EXERCISE - All lines from the beginning of the listing through the line with "import pandas as pd" are to be copied word for word; the pictures are not.

DATA SECTION -
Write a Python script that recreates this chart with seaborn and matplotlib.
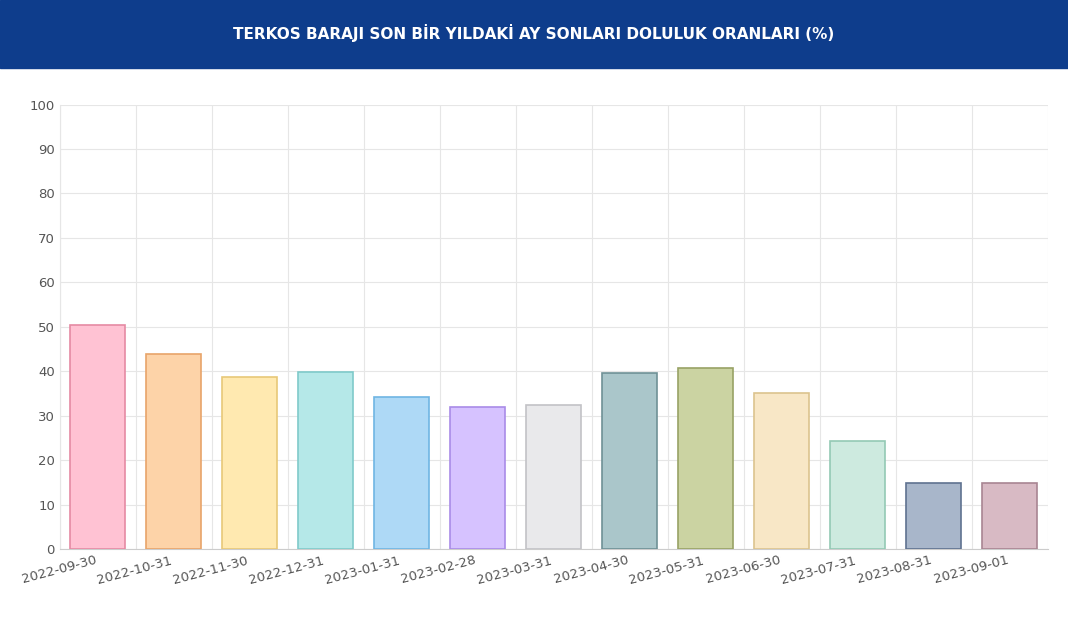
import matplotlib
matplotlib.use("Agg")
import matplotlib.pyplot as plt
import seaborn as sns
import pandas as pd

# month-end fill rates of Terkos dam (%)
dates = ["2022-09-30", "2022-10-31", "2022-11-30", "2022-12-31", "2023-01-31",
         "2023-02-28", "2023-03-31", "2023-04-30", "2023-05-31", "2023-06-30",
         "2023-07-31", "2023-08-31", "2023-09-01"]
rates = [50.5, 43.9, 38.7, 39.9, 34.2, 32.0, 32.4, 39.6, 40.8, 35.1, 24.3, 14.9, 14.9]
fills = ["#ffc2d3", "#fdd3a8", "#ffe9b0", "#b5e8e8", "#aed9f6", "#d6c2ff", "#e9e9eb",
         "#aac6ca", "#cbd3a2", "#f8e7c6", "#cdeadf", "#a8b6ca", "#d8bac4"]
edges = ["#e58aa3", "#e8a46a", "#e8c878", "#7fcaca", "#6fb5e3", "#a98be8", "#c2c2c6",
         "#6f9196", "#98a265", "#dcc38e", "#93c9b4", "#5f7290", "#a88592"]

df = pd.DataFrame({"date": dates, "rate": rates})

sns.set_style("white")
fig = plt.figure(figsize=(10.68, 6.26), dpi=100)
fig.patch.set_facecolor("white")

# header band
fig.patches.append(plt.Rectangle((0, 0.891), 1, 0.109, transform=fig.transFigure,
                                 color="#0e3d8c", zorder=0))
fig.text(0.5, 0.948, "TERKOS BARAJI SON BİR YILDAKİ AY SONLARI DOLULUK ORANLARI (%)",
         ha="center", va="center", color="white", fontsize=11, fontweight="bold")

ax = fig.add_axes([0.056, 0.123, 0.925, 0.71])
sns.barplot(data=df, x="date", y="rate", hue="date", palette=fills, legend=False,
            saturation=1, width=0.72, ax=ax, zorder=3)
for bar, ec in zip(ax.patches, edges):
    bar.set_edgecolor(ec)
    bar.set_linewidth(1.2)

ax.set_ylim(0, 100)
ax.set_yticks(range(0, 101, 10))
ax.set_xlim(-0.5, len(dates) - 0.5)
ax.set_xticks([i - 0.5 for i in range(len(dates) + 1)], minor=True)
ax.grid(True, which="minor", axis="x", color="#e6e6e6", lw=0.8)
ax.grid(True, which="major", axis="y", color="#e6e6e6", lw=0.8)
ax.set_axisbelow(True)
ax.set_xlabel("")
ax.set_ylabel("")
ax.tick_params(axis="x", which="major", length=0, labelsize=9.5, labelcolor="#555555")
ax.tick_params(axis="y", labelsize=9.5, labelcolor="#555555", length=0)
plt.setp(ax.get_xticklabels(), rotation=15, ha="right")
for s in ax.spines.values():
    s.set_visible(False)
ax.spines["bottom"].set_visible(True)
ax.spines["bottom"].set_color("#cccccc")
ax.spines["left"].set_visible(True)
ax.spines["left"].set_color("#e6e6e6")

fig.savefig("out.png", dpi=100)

OUTPUT BELOW -
Write a Python script that recreates this chart with seaborn and matplotlib.
import matplotlib
matplotlib.use("Agg")
import matplotlib.pyplot as plt
import seaborn as sns
import pandas as pd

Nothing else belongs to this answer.